— BEGIN —

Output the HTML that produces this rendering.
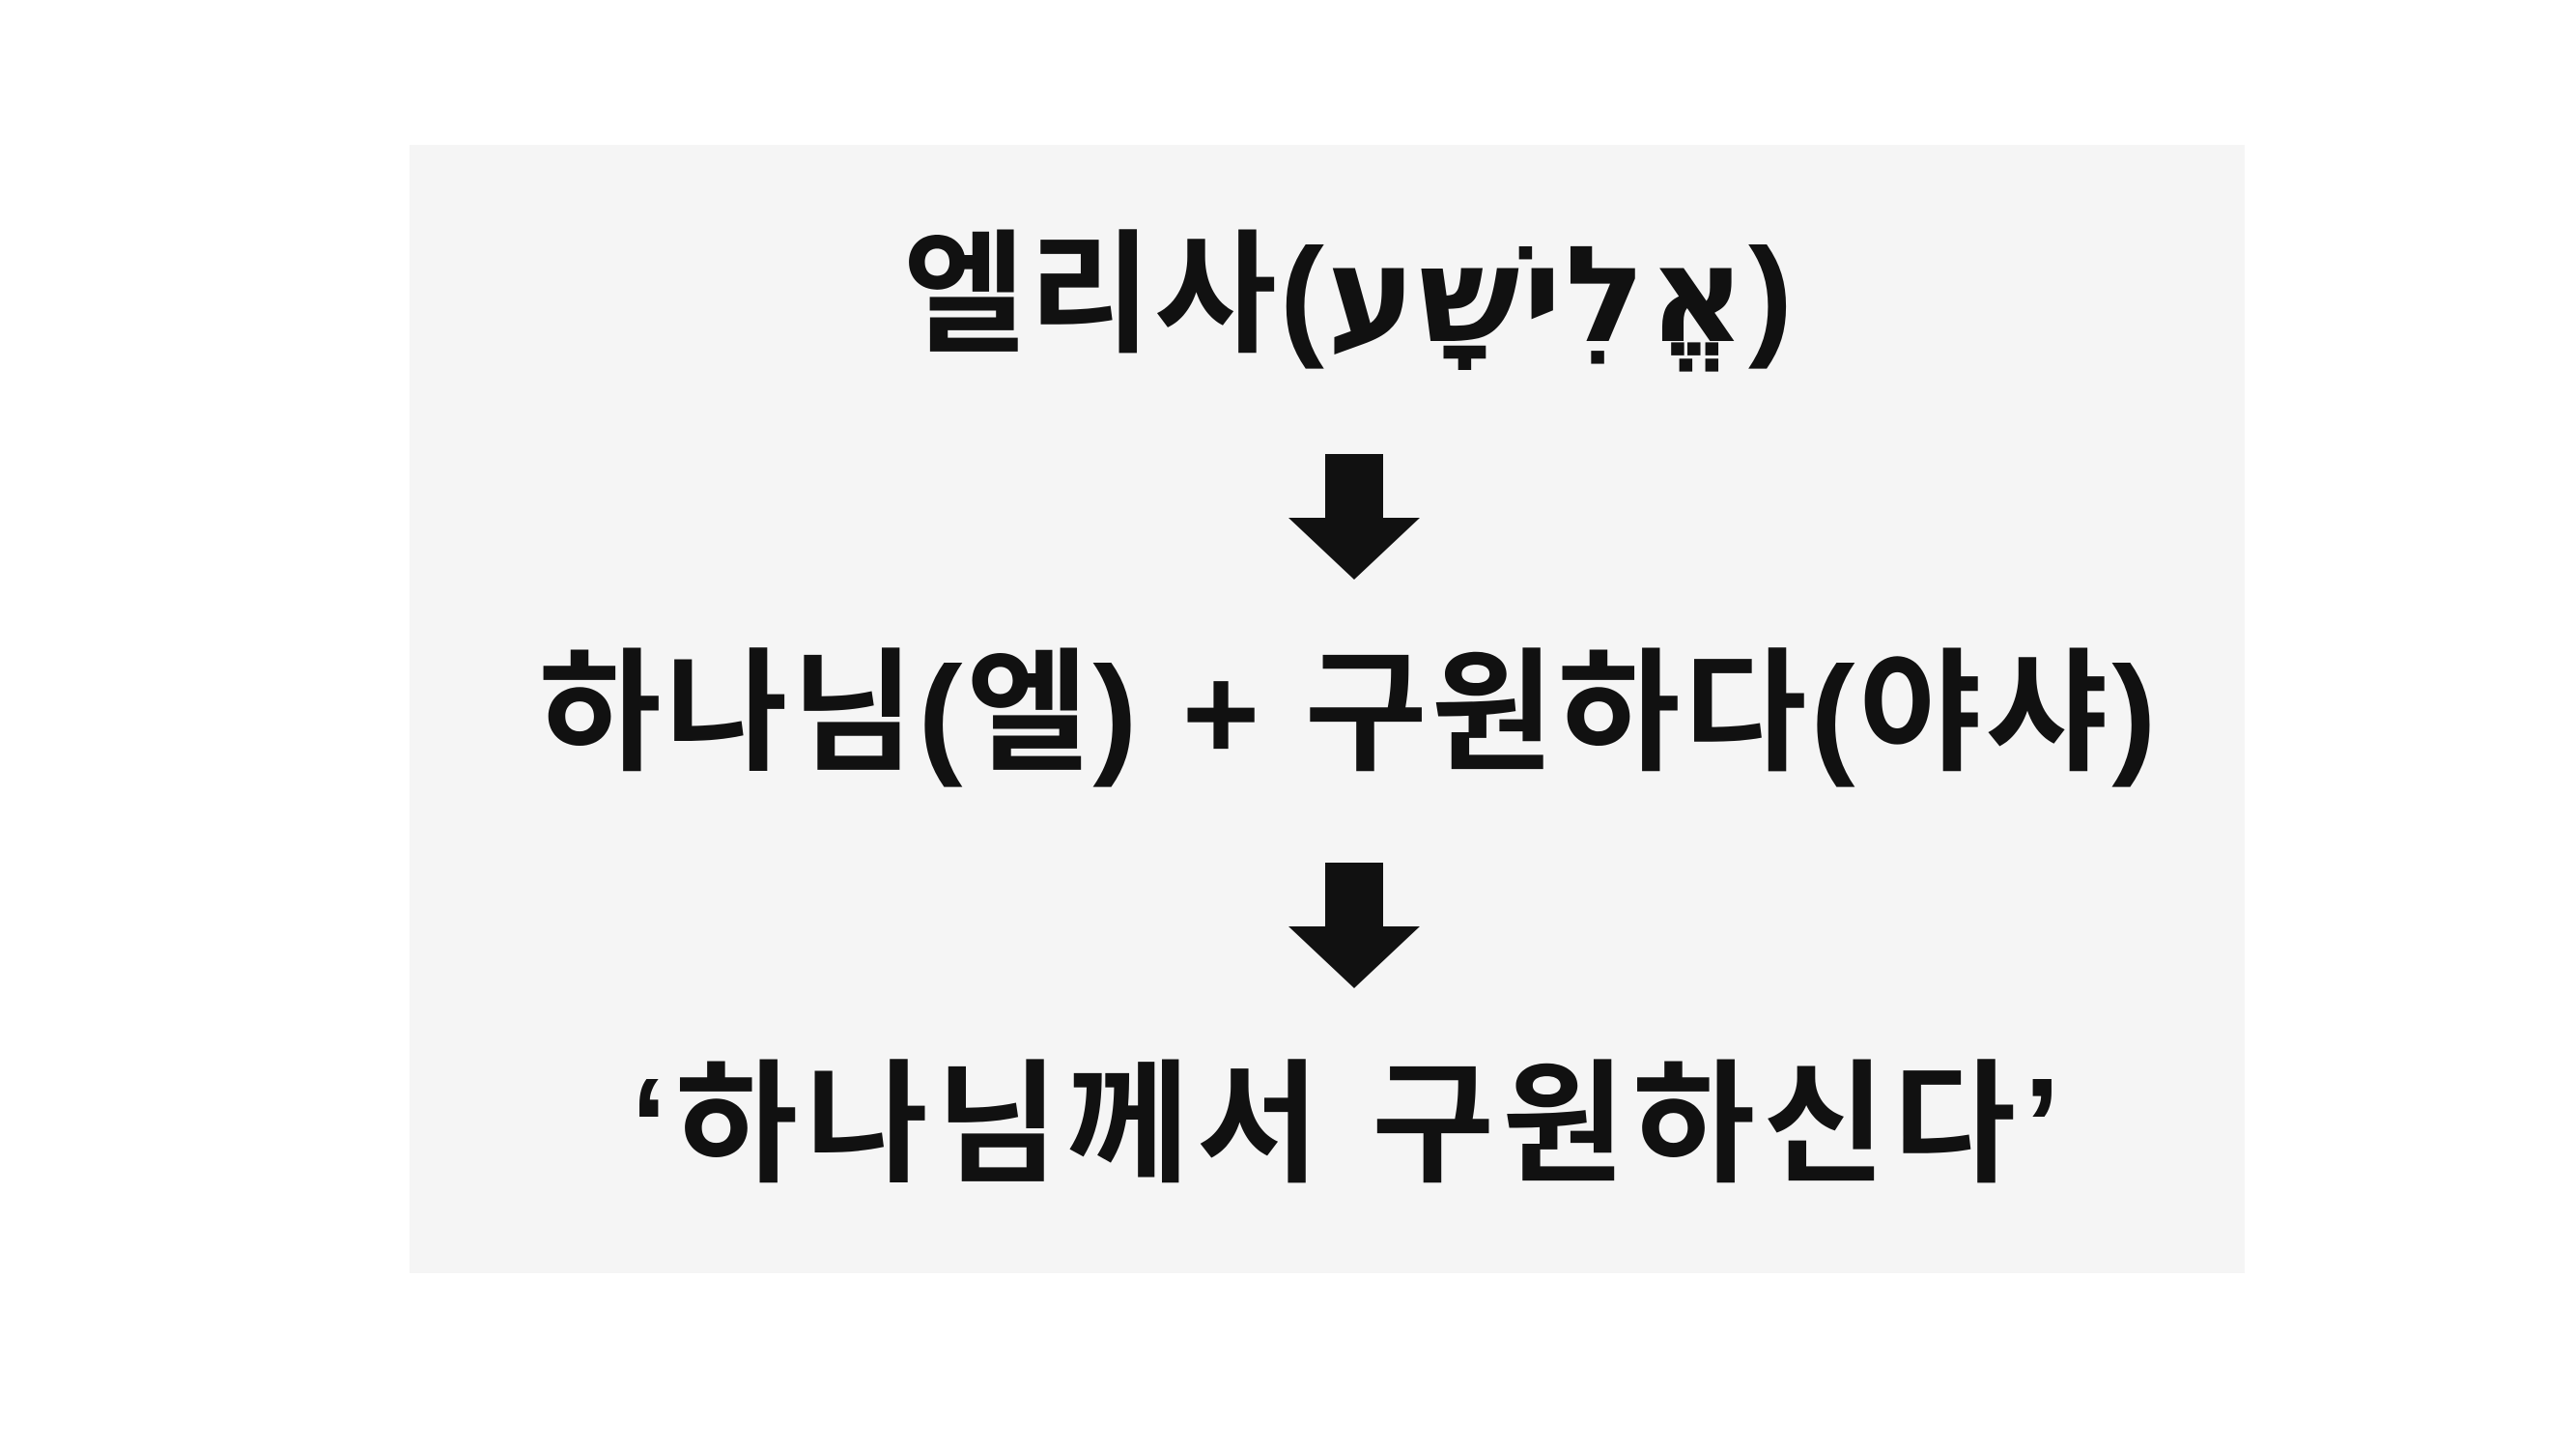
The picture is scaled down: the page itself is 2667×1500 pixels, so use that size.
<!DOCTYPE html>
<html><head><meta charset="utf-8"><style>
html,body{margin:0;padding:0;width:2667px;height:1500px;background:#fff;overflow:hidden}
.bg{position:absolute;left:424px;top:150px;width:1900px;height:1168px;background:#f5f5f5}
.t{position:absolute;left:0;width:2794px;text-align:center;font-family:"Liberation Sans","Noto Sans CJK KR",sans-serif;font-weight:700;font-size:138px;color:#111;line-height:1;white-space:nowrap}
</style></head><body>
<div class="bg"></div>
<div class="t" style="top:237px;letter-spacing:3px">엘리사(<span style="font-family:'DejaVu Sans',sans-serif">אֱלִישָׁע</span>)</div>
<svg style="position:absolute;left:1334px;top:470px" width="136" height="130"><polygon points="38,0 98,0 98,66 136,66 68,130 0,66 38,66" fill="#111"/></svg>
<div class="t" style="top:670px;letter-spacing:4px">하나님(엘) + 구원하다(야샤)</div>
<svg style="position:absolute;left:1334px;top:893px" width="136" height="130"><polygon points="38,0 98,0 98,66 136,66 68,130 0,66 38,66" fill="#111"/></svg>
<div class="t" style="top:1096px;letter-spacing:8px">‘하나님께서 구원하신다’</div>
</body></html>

— END —

### Work to complete:
Gather all the lines that include the word "size" and copy them out.

### Exercise solution:
The picture is scaled down: the page itself is 2667×1500 pixels, so use that size.
.t{position:absolute;left:0;width:2794px;text-align:center;font-family:"Liberation Sans","Noto Sans CJK KR",sans-serif;font-weight:700;font-size:138px;color:#111;line-height:1;white-space:nowrap}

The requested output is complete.